A week later, Taylor & Francis reversed their decision, albeit somewhat begrudgingly. The costs of continuing to provide courtesy access past 20 years are “unsustainable in the long term”, Communications Manager Laura Montgomery said in a blog post on February 19th Taylor & Francis believed the additional fees were not unreasonable as 20 years is the “maximum access range ever delivered to our customers”, according to Montgomery.
Taylor & Francis declined to comment for this article.
Meanwhile, the entire board of a Taylor & Francis owned publication resigned in protest to the publisher’s decision to terminate the contract of their editor-in-chief.
Taylor & Francis terminated the contract of ‘Building Research & Information’ editor-in-chief Richard Lorch on 31st December 2018, due to the desire to have a “fixed-term, rotating editor-in-chief position”.

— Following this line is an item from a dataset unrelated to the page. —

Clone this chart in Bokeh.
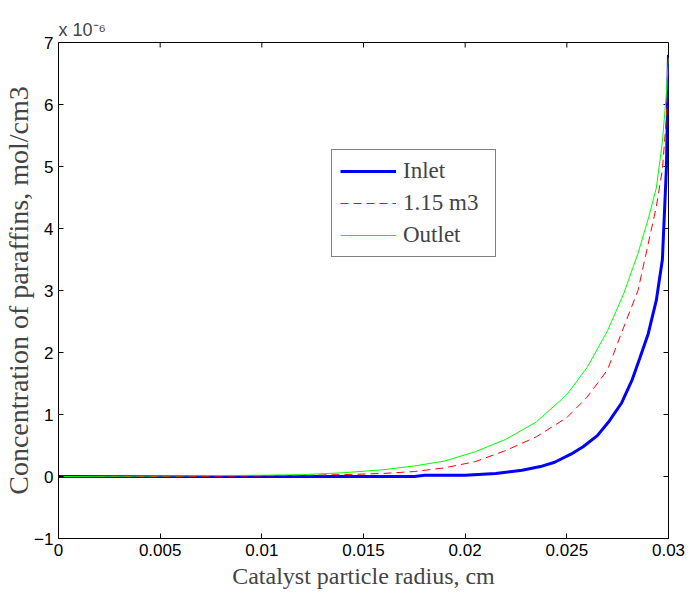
from math import pi
from bokeh.plotting import figure
from bokeh.models import Range1d, FixedTicker, Legend, LegendItem
from bokeh.embed import file_html
from bokeh.resources import INLINE

# Concentrations are in units of 1e-6 mol/cm3
radius_inlet = [0, 0.005, 0.01, 0.015, 0.0175, 0.018, 0.02, 0.0215, 0.0228, 0.0237,
                0.0244, 0.0252, 0.0258, 0.0265, 0.0271, 0.0277, 0.0282, 0.0286, 0.029,
                0.0294, 0.0297, 0.0299, 0.03]
conc_inlet = [0, 0, 0, 0, 0, 0.02, 0.02, 0.05, 0.1, 0.16,
              0.23, 0.36, 0.48, 0.66, 0.9, 1.19, 1.55, 1.92, 2.3,
              2.84, 3.5, 5.0, 6.8]

radius_other = [0, 0.005, 0.01, 0.012, 0.014, 0.016, 0.0175, 0.019, 0.0205, 0.022,
                0.0235, 0.025, 0.026, 0.027, 0.0278, 0.0285, 0.029, 0.0294, 0.0297,
                0.0299, 0.03]
conc_mid = [0, 0, 0.01, 0.02, 0.03, 0.05, 0.08, 0.14, 0.24, 0.42,
            0.64, 0.95, 1.28, 1.72, 2.41, 3.0, 3.75, 4.35, 4.95,
            5.8, 6.75]
conc_outlet = [0, 0.01, 0.02, 0.03, 0.06, 0.11, 0.17, 0.25, 0.4, 0.6,
               0.88, 1.32, 1.76, 2.35, 2.95, 3.6, 4.15, 4.65, 5.4,
               6.2, 6.75]

series_labels = ["Inlet", "1.15 m3", "Outlet"]
x_ticks = [0, 0.005, 0.01, 0.015, 0.02, 0.025, 0.03]
x_tick_labels = ["0", "0.005", "0.01", "0.015", "0.02", "0.025", "0.03"]
y_ticks = [-1, 0, 1, 2, 3, 4, 5, 6, 7]
multiplier_text = "x 10\u207b\u2076"

SANS = "Liberation Sans"
SERIF = "Liberation Serif"
X0, X1, Y0, Y1 = 0, 0.03, -1, 7

p = figure(width=694, height=600, output_backend="svg", toolbar_location=None,
           x_range=Range1d(X0, X1), y_range=Range1d(Y0, Y1),
           min_border_left=58, min_border_right=26, min_border_top=42,
           min_border_bottom=62)
p.grid.visible = False
p.outline_line_color = "black"
p.background_fill_color = "white"
p.border_fill_color = "white"

# multiplier shown as the (left aligned) title
p.title.text = multiplier_text
p.title.text_font = SANS
p.title.text_font_size = "18px"
p.title.text_font_style = "normal"
p.title.align = "left"
p.title.standoff = 5

for ax in (p.xaxis[0], p.yaxis[0]):
    ax.axis_line_color = "black"
    ax.major_tick_line_color = "black"
    ax.major_tick_in = 5
    ax.major_tick_out = 0
    ax.minor_tick_line_color = None
    ax.major_label_standoff = 5
    ax.major_label_text_font = SANS
    ax.major_label_text_font_size = "17px"
    ax.major_label_text_color = "black"

p.xaxis.ticker = FixedTicker(ticks=x_ticks)
p.xaxis.major_label_overrides = dict(zip(x_ticks, x_tick_labels))
p.yaxis.ticker = FixedTicker(ticks=y_ticks)

p.xaxis.axis_label = "Catalyst particle radius, cm"
p.xaxis.axis_label_text_font = SERIF
p.xaxis.axis_label_text_font_style = "normal"
p.xaxis.axis_label_text_font_size = "24px"
p.xaxis.axis_label_standoff = 4

p.yaxis.axis_label = "Concentration of paraffins, mol/cm3"
p.yaxis.axis_label_text_font = SERIF
p.yaxis.axis_label_text_font_style = "normal"
p.yaxis.axis_label_text_font_size = "28px"
p.yaxis.axis_label_standoff = -3

# inward box ticks on the top and right edges
p.ray(x=x_ticks, y=[Y1] * len(x_ticks), length=5, length_units="screen",
      angle=-pi / 2, line_color="black", line_width=1)
p.ray(x=[X1] * len(y_ticks), y=y_ticks, length=5, length_units="screen",
      angle=pi, line_color="black", line_width=1)

r1 = p.line(radius_inlet, conc_inlet, line_color="#0000ff", line_width=3)
r2 = p.line(radius_other, conc_mid, line_color="#ff0000", line_width=1, line_dash="8 5")
r3 = p.line(radius_other, conc_outlet, line_color="#00ff00", line_width=1)

legend = Legend(items=[LegendItem(label=series_labels[0], renderers=[r1]),
                       LegendItem(label=series_labels[1], renderers=[r2]),
                       LegendItem(label=series_labels[2], renderers=[r3])],
                location=(273, 281))
legend.label_text_font = SERIF
legend.label_text_font_size = "23px"
legend.glyph_width = 56
legend.glyph_height = 24
legend.spacing = 6
legend.padding = 8
legend.margin = 0
legend.label_standoff = 7
legend.label_width = 84
legend.border_line_color = "black"
legend.border_line_width = 1
legend.background_fill_alpha = 1
p.add_layout(legend, "center")

open("out.html", "w").write(file_html(p, INLINE))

The editorial team’s open letter claimed that over 40 individual letters of protest were sent to Taylor and Francis, saying “your process for arriving at a decision is one-sided and thus betrays our community’s interest and views. You have ignored us.”
Taylor & Francis told Inside Higher Ed they were in “direct contact” with the editorial team to suggest a meeting to explain their reasoning for terminating Mr. Lorch’s contract.